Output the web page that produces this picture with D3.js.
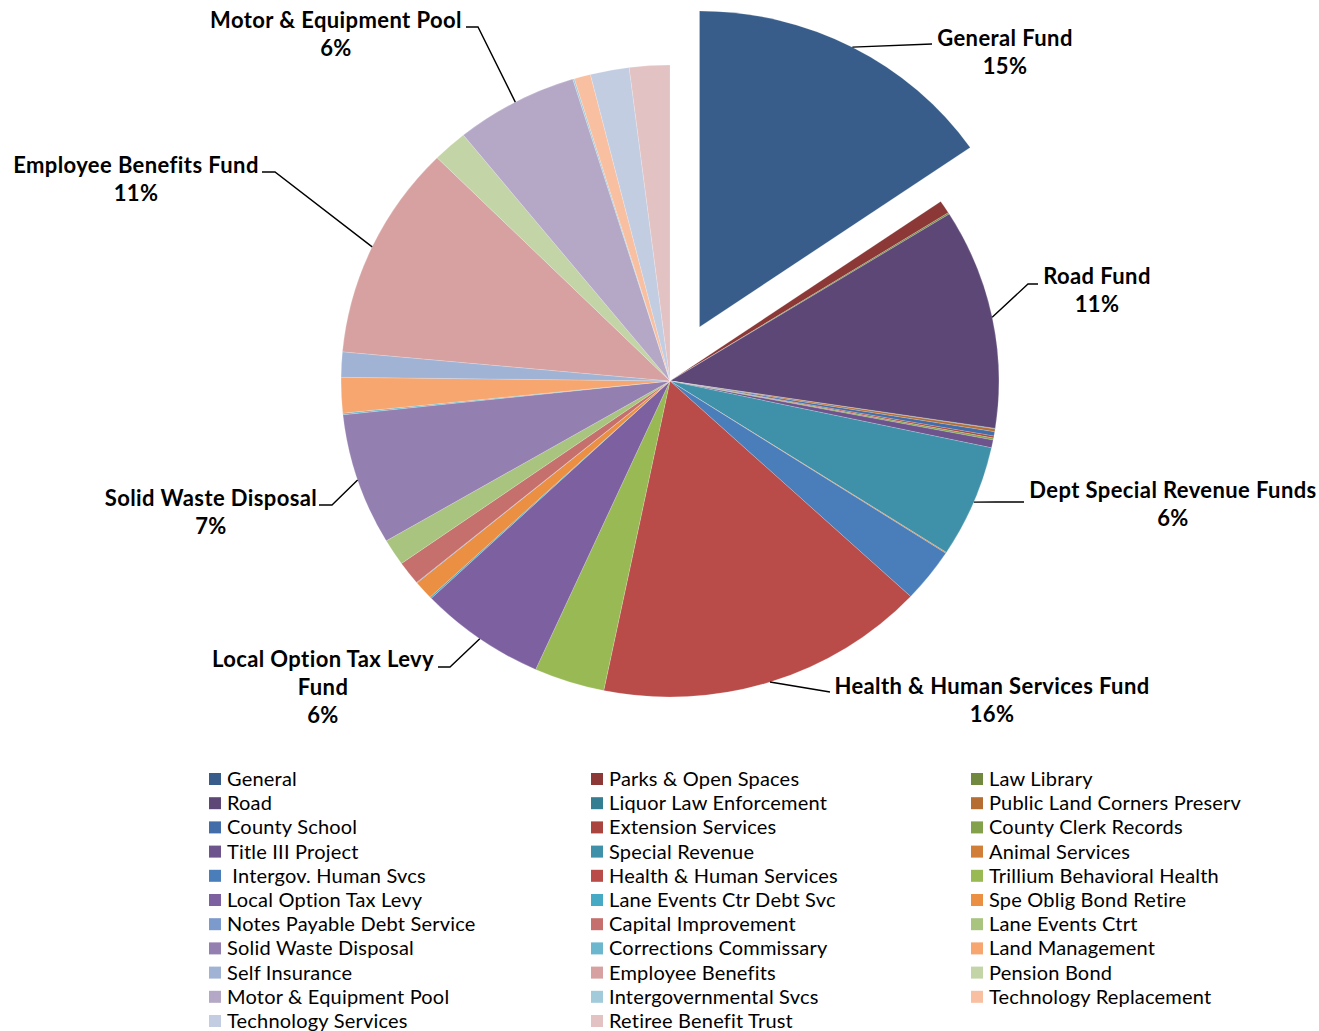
<!DOCTYPE html>
<html>
<head>
<meta charset="utf-8">
<script src="https://cdn.jsdelivr.net/npm/d3@7"></script>
<style>
	body { margin: 0; background: #fff; }
	text { font-family: Lato, "Liberation Sans", sans-serif; }
</style>
</head>
<body>
<div id="svg-container"></div>
<script>
// DATA
const funds = [
	"General", "Parks & Open Spaces", "Law Library",
	"Road", "Liquor Law Enforcement", "Public Land Corners Preserv",
	"County School", "Extension Services", "County Clerk Records",
	"Title III Project", "Special Revenue", "Animal Services",
	" Intergov. Human Svcs", "Health & Human Services", "Trillium Behavioral Health",
	"Local Option Tax Levy", "Lane Events Ctr Debt Svc", "Spe Oblig Bond Retire",
	"Notes Payable Debt Service", "Capital Improvement", "Lane Events Ctrt",
	"Solid Waste Disposal", "Corrections Commissary", "Land Management",
	"Self Insurance", "Employee Benefits", "Pension Bond",
	"Motor & Equipment Pool", "Intergovernmental Svcs", "Technology Replacement",
	"Technology Services", "Retiree Benefit Trust"
];
// share of total, percent
const shares = [
	15.3, 0.67, 0.08,
	11.2, 0.03, 0.14,
	0.22, 0.1, 0.1,
	0.4, 5.7, 0.05,
	2.75, 16.2, 3.45,
	6.2, 0.08, 0.95,
	0.03, 1.2, 1.35,
	6.7, 0.08, 1.8,
	1.28, 10.95, 1.7,
	6.0, 0.08, 0.8,
	1.9, 1.97
];
const colors = [
	"#385D8A", "#8C3836", "#71893F",
	"#5C4776", "#357D91", "#B66D31",
	"#426DA9", "#A9443F", "#82A14A",
	"#6E548D", "#3F91A9", "#D07E38",
	"#4A7EBB", "#B94B48", "#98B954",
	"#7D60A0", "#46AAC5", "#EB8F42",
	"#7C9ACC", "#C6706D", "#A9C47F",
	"#937FB0", "#6CB6CE", "#F6A66E",
	"#A1B3D5", "#D6A1A0", "#C3D4A7",
	"#B4A8C6", "#A1CADB", "#F8BFA0",
	"#C3CDE2", "#E3C2C3"
];
// data labels shown on the chart
const labelIndex = [0, 3, 10, 13, 15, 21, 25, 27];
const labelText = [
	["General Fund", "15%"],
	["Road Fund", "11%"],
	["Dept Special Revenue Funds", "6%"],
	["Health & Human Services Fund", "16%"],
	["Local Option Tax Levy", "Fund", "6%"],
	["Solid Waste Disposal", "7%"],
	["Employee Benefits Fund", "11%"],
	["Motor & Equipment Pool", "6%"]
];
// label layout: text centre x, first line y, elbow and end of the leader line
const labelLayout = [
	{ x: 1005, y: 38, elbow: [932, 44], end: [932, 44] },
	{ x: 1097, y: 276, elbow: [1028, 284], end: [1038, 284] },
	{ x: 1173, y: 490, elbow: [996, 502], end: [1024, 502] },
	{ x: 992, y: 686, elbow: [830, 692], end: [830, 692] },
	{ x: 323, y: 659, elbow: [450, 667], end: [438, 667] },
	{ x: 211, y: 498, elbow: [332, 505], end: [319, 505] },
	{ x: 136, y: 165, elbow: [275, 172], end: [262, 172] },
	{ x: 336, y: 20, elbow: [478, 27], end: [466, 27] }
];

// GRAPH
function graphData() {
	const w = 1319;
	const h = 1031;
	const cx = 670;
	const cy = 381;
	const r = 316;
	const sx = 1.041; // picture is a little wider than tall
	const explode = 61;

	const svg = d3.select("#svg-container")
		.append("svg")
		.attr("width", w)
		.attr("height", h);

	const pie = d3.pie().sort(null).value(d => d);
	const arcs = pie(shares);
	const arc = d3.arc().innerRadius(0).outerRadius(r);

	const offset = (d, i) => {
		if (i !== 0) return [0, 0];
		const a = (d.startAngle + d.endAngle) / 2;
		return [explode * Math.sin(a), -explode * Math.cos(a)];
	};

	const pieG = svg.append("g")
		.attr("transform", `translate(${cx}, ${cy}) scale(${sx}, 1)`);

	pieG.selectAll("path")
		.data(arcs)
		.enter()
		.append("path")
		.attr("d", arc)
		.attr("transform", (d, i) => {
			const o = offset(d, i);
			return `translate(${o[0]}, ${o[1]})`;
		})
		.style("fill", (d, i) => colors[i])
		.style("stroke", "#fff")
		.style("stroke-width", 0.3)
		.style("stroke-opacity", 0.6);

	// leader lines
	const edge = (i) => {
		const d = arcs[i];
		const a = (d.startAngle + d.endAngle) / 2;
		const o = offset(d, i);
		return [
			cx + sx * (o[0] + r * Math.sin(a)),
			cy + o[1] - r * Math.cos(a)
		];
	};
	labelIndex.forEach((idx, k) => {
		const p = edge(idx);
		const L = labelLayout[k];
		svg.append("path")
			.attr("d", d3.line()([p, L.elbow, L.end]))
			.style("fill", "none")
			.style("stroke", "#000")
			.style("stroke-width", 1.4);
		const t = svg.append("text")
			.attr("text-anchor", "middle")
			.style("font-size", "22px")
			.style("letter-spacing", "0.4px")
			.style("font-weight", "bold")
			.style("fill", "#000");
		labelText[k].forEach((line, j) => {
			t.append("tspan")
				.attr("x", L.x)
				.attr("y", L.y + j * 28.3)
				.attr("dy", "0.35em")
				.text(line);
		});
	});

	// legend
	const colX = [209, 591, 971];
	const legend = svg.append("g");
	funds.forEach((name, i) => {
		const row = Math.floor(i / 3);
		const col = i % 3;
		const y = 779 + row * 24.2;
		legend.append("rect")
			.attr("x", colX[col])
			.attr("y", y - 6)
			.attr("width", 12)
			.attr("height", 12)
			.style("fill", colors[i]);
		legend.append("text")
			.attr("x", colX[col] + 18)
			.attr("y", y)
			.attr("dy", "0.35em")
			.attr("xml:space", "preserve")
			.style("white-space", "pre")
			.style("font-size", "20px")
			.style("letter-spacing", "0.2px")
			.style("fill", "#000")
			.text(name);
	});
}

document.addEventListener('DOMContentLoaded', () => {
	graphData();
});
</script>
</body>
</html>
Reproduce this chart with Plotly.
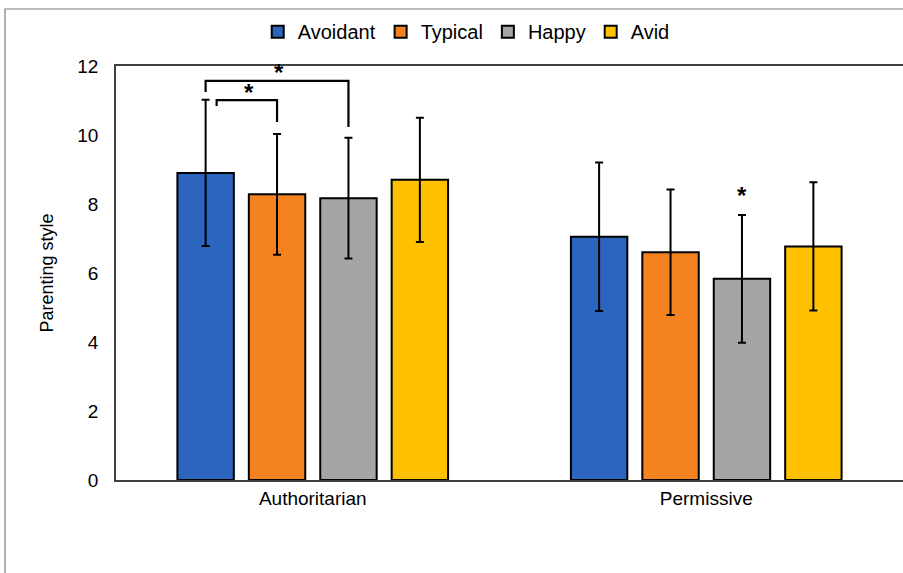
import plotly.graph_objects as go

# Parenting style scores by group (mean and SD)
categories = ["Authoritarian", "Permissive"]
groups = ["Avoidant", "Typical", "Happy", "Avid"]
means = {
    "Avoidant": [8.9, 7.05],
    "Typical": [8.28, 6.6],
    "Happy": [8.17, 5.83],
    "Avid": [8.7, 6.77],
}
sds = {
    "Avoidant": [2.12, 2.15],
    "Typical": [1.75, 1.82],
    "Happy": [1.75, 1.85],
    "Avid": [1.8, 1.86],
}
colors = {
    "Avoidant": "#2B65BE",
    "Typical": "#F58220",
    "Happy": "#A5A5A5",
    "Avid": "#FFC000",
}

FONT = "Liberation Sans, Arial, sans-serif"
BARGAP = 0.274
slot = (1 - BARGAP) / len(groups)


def bar_x(cat_idx, grp_idx):
    return cat_idx + (grp_idx - (len(groups) - 1) / 2) * slot


fig = go.Figure()
for g in groups:
    fig.add_trace(go.Bar(
        name=g, x=categories, y=means[g],
        marker=dict(color=colors[g], line=dict(color="black", width=2)),
        error_y=dict(type="data", array=sds[g], color="black",
                     thickness=2, width=4),
    ))

# significance brackets (Avoidant vs Happy, Avoidant vs Typical)
brackets = [
    # (from group, to group, left end y, bar y, right end y, star y)
    (0, 2, 11.25, 11.57, 10.23, 11.8),
    (0, 1, 10.84, 11.01, 10.38, 11.22),
]
shapes = []
annotations = []
for gi, gj, yl, yb, yr, ys in brackets:
    x0 = bar_x(0, gi) + (0.028 if gj == 1 else 0)
    x1 = bar_x(0, gj)
    shapes.append(dict(
        type="path", xref="x", yref="y",
        path=f"M {x0},{yl} L {x0},{yb} L {x1},{yb} L {x1},{yr}",
        line=dict(color="black", width=2.2),
    ))
    annotations.append(dict(
        x=(x0 + x1) / 2 + 0.006, y=ys, xref="x", yref="y", text="<b>*</b>",
        showarrow=False, font=dict(size=24, color="black", family=FONT),
    ))
# single star over Permissive / Happy
annotations.append(dict(
    x=bar_x(1, 2), y=8.25, xref="x", yref="y", text="<b>*</b>",
    showarrow=False, font=dict(size=24, color="black", family=FONT),
))

# outer chart frame
shapes.append(dict(
    type="rect", xref="paper", yref="paper",
    x0=-0.141, y0=-0.4, x1=1.1, y1=1.1377,
    line=dict(color="#7F7F7F", width=1.2), layer="below",
))

fig.update_layout(
    width=903, height=573,
    margin=dict(l=116, r=0, t=66, b=93, autoexpand=False),
    paper_bgcolor="white", plot_bgcolor="white",
    barmode="group", bargap=BARGAP, bargroupgap=0.21,
    font=dict(family=FONT, color="black"),
    legend=dict(
        orientation="h", x=0.445, xanchor="center", y=1.083, yanchor="middle",
        font=dict(size=20, family=FONT), itemwidth=30,
        traceorder="normal", bgcolor="rgba(0,0,0,0)",
    ),
    xaxis=dict(
        showline=True, linecolor="#404040", linewidth=1.5, mirror=True,
        ticks="", tickfont=dict(size=19, family=FONT), showgrid=False,
    ),
    yaxis=dict(
        range=[0, 12], dtick=2, showline=True, linecolor="#404040",
        linewidth=1.5, showgrid=False, ticks="", zeroline=False,
        tickfont=dict(size=19, family=FONT), ticklabelstandoff=12,
        title=dict(text="Parenting style", font=dict(size=18, family=FONT),
                   standoff=19),
    ),
    shapes=shapes,
    annotations=annotations,
)

fig.write_html("out.html")
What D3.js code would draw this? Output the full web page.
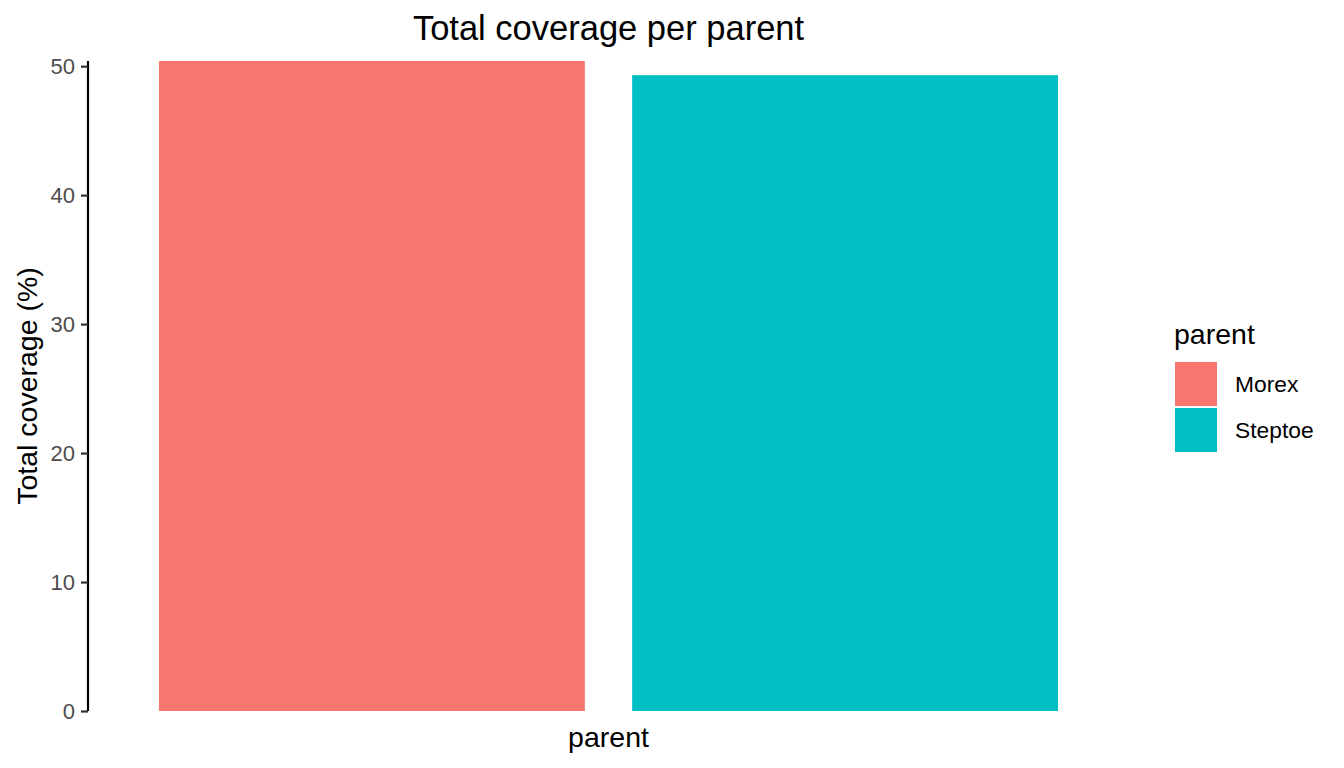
<!DOCTYPE html>
<html>
<head>
<meta charset="utf-8">
<script src="https://cdn.jsdelivr.net/npm/d3@7"></script>
<style>
  html, body { margin: 0; padding: 0; background: #fff; }
  svg { display: block; font-family: "Liberation Sans", Arial, Helvetica, sans-serif; }
</style>
</head>
<body>
<svg id="chart" width="1344" height="768"></svg>
<script>
// ---- data ----
const categories = ["Morex", "Steptoe"];
const coverage = [50.4, 49.3];
const colors = ["#F8766D", "#00BFC4"];
const yTicks = [0, 10, 20, 30, 40, 50];
const titleText = "Total coverage per parent";
const xTitle = "parent";
const yTitle = "Total coverage (%)";
const legendTitle = "parent";

// ---- layout ----
const svg = d3.select("#chart");
const panel = { left: 88, right: 1129, top: 61, bottom: 711 };

const x = d3.scaleBand()
  .domain(categories)
  .range([panel.left, panel.right])
  .paddingInner(0.1)
  .paddingOuter(0.15);

const y = d3.scaleLinear()
  .domain([0, d3.max(coverage)])
  .range([panel.bottom, panel.top]);

const color = d3.scaleOrdinal().domain(categories).range(colors);

// bars
svg.append("g").selectAll("rect")
  .data(categories.map((c, i) => ({ c, v: coverage[i] })))
  .join("rect")
  .attr("x", d => x(d.c))
  .attr("width", x.bandwidth())
  .attr("y", d => y(d.v))
  .attr("height", d => y(0) - y(d.v))
  .attr("fill", d => color(d.c));

// y axis
const yAxis = d3.axisLeft(y).tickValues(yTicks).tickSize(7).tickPadding(6).tickFormat(d3.format("d"));
const gy = svg.append("g").attr("transform", `translate(${panel.left},0)`).call(yAxis);
gy.select(".domain").attr("stroke", "#000").attr("stroke-width", 2.2).attr("d", `M0,${panel.top}V${panel.bottom}`);
gy.selectAll(".tick line").attr("stroke", "#333").attr("stroke-width", 2.2);
gy.selectAll(".tick text")
  .attr("fill", "#4d4d4d")
  .style("font-size", "22px")
  .attr("font-family", "Liberation Sans, Arial, sans-serif");

// title
const cx = (panel.left + panel.right) / 2;
svg.append("text")
  .attr("x", cx).attr("y", 40)
  .attr("text-anchor", "middle")
  .style("font-size", "34.5px")
  .attr("fill", "#000")
  .text(titleText);

// x axis title
svg.append("text")
  .attr("x", cx).attr("y", 747)
  .attr("text-anchor", "middle")
  .style("font-size", "28.5px")
  .attr("fill", "#000")
  .text(xTitle);

// y axis title
svg.append("text")
  .attr("transform", `translate(37,${(panel.top + panel.bottom) / 2}) rotate(-90)`)
  .attr("text-anchor", "middle")
  .style("font-size", "28.5px")
  .attr("fill", "#000")
  .text(yTitle);

// legend
const lg = svg.append("g");
lg.append("text")
  .attr("x", 1174).attr("y", 344)
  .style("font-size", "28.5px")
  .attr("fill", "#000")
  .text(legendTitle);
const keyH = 46, keyTop = 361;
categories.forEach((c, i) => {
  const ky = keyTop + i * keyH;
  lg.append("rect")
    .attr("x", 1174).attr("y", ky)
    .attr("width", 44).attr("height", 46)
    .attr("fill", color(c))
    .attr("stroke", "#fff").attr("stroke-width", 2);
  lg.append("text")
    .attr("x", 1235).attr("y", ky + keyH / 2 + 8)
    .style("font-size", "22.8px")
    .attr("fill", "#000")
    .text(c);
});
</script>
</body>
</html>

■ Required work
Write out every line from the entries where "page" appears.

■ Written response
Output the web page that produces this picture with D3.js.
What D3.js code would draw this? Output the full web page.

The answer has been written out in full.